The Congo: 2030. Welcome to this new and mind-bending sci-fi future where the Central African nation is no longer shipping its unrefined rare earth minerals out to sea, but is keeping its wealth for itself—buried deep within the ground. Filmmaker and VFX artist Kordae Henry’s powerful Afro-Futurist dance piece conceives of a historical moment when, as the Jamaican-British-American director explains, “the processes and infrastructure of mining have been revalued and ritualized as an important aspect of local culture. This is Africa’s future through dance—a ceremony for the God of Rare Earth.”
Featuring acclaimed street dancer Storyboard P playing Woot (a future ‘Excavation Programmer’), the inspiration for this techno-ritual film stemmed originally from a New York Times article. “The piece exposed the truth behind the mineral trade and its industry in Africa, explaining how minerals were being exploited from the Congo, refined overseas, and developed into the batteries in our electronic devices” explains the Los Angeles-based director. “That day I was searching through my photographs of my time in Nairobi, where I first was aware how cellphones became one of the largest ways to distribute money through the country. I began to see a future not just for the country, but for the continent.”

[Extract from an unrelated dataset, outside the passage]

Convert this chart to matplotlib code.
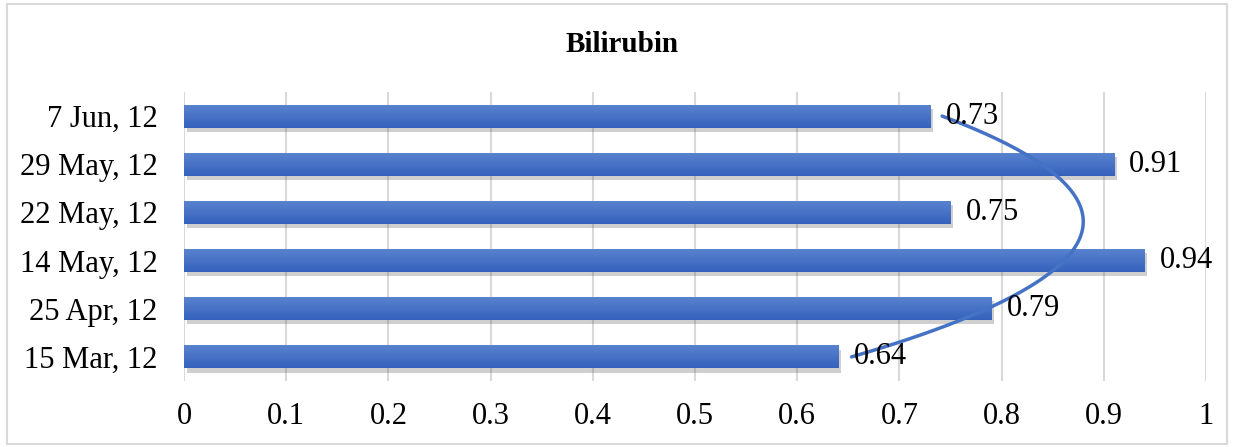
import numpy as np
import matplotlib
matplotlib.use("Agg")
import matplotlib.pyplot as plt
import matplotlib.patheffects as pe
from matplotlib.patches import Rectangle

plt.rcParams['font.family'] = ['Liberation Serif', 'DejaVu Serif']

dates = ['15 Mar, 12', '25 Apr, 12', '14 May, 12', '22 May, 12', '29 May, 12', '7 Jun, 12']
bilirubin = [0.64, 0.79, 0.94, 0.75, 0.91, 0.73]
xticks = [0, 0.1, 0.2, 0.3, 0.4, 0.5, 0.6, 0.7, 0.8, 0.9, 1]

fig = plt.figure(figsize=(12.34, 4.47), dpi=100)
ax = fig.add_axes([0.1491, 0.1477, 0.8282, 0.6465])

pos = np.arange(len(dates))
bars = ax.barh(pos, bilirubin, height=0.48, color='#4472C4', zorder=3,
               path_effects=[pe.SimplePatchShadow(offset=(2, -3), alpha=0.28, shadow_rgbFace='#555555'),
                             pe.Normal()])

# vertical gradient on each bar, lighter on top
grad = np.linspace(0, 1, 64).reshape(-1, 1)
cmap = matplotlib.colors.LinearSegmentedColormap.from_list('bar', ['#3562BC', '#5A84D0'])
for b in bars:
    x0, y0, w, h = b.get_x(), b.get_y(), b.get_width(), b.get_height()
    im = ax.imshow(grad, extent=[x0, x0 + w, y0, y0 + h], origin='lower', cmap=cmap,
                   aspect='auto', zorder=4)
    im.set_clip_path(b)

for p, v in zip(pos, bilirubin):
    ax.text(v + 0.015, p, f'{v:g}', va='center', ha='left', fontsize=22, zorder=6)

# second order polynomial trendline through the series
coef = np.polyfit(pos + 1, bilirubin, 2)
tt = np.linspace(1, len(dates), 200)
ax.plot(np.polyval(coef, tt), tt - 1, color='#4472C4', lw=2.5, zorder=5, solid_capstyle='round')

ax.set_xlim(0, 1)
ax.set_ylim(-0.5, len(dates) - 0.5)
ax.set_xticks(xticks)
ax.set_xticklabels([f'{t:g}' for t in xticks])
ax.set_yticks(pos)
ax.set_yticklabels(dates)
ax.tick_params(axis='both', length=0, labelsize=22)
ax.tick_params(axis='x', pad=15)
ax.tick_params(axis='y', pad=19)
ax.grid(axis='x', color='#D9D9D9', lw=1.5, zorder=0)
for s in ax.spines.values():
    s.set_visible(False)
ax.set_facecolor('none')

fig.text(0.504, 0.9, 'Bilirubin', ha='center', va='center', fontsize=21, fontweight='bold')
fig.patches.append(Rectangle((0.006, 0.006), 0.988, 0.984, transform=fig.transFigure,
                             fill=False, edgecolor='#D9D9D9', lw=1.5))

fig.savefig('out.png', dpi=100)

For Henry, this is about wresting back control, and ownership, of a vitally precious resource—and of the utopian future that such an action would represent. “I remember traveling in Kenya and standing in Nairobi on a vibrant street market near an intersection that looked like an African Times Square. I could feel the energy of this place which resonated with me. Everyone had a story.” What if he could tap into these latent energies, transforming “legacies from the past in order to change the future”?
“The scars of today are left on the earth, and so the film chooses to imagine an Afrofuturist ritual that heals that land. The likes of Sun Ra, Kerry James Marshall, Nick Cave, Rammellzee, and Octavia Butler” influenced Henry’s sound and aesthetic. While filmmakers such as Khalil Joseph and Arthur Jafa resonated with him, “I subconsciously and consciously chose to look outside the industry of cinema for imagery—imagery that resonated with a new understanding of a black, culturally aesthetic future.”
Ultimately, after conversations with producer Liam Young, and in using the dissonant electronic haze of infamous Seattle duo Shabazz Palaces, Henry’s film creates a momentous cultural moment in which future rituals and ancient mythologies are brought together. “This,” concludes Henry, “is an amalgamation of thoughts into a music film of an Afrofuture.”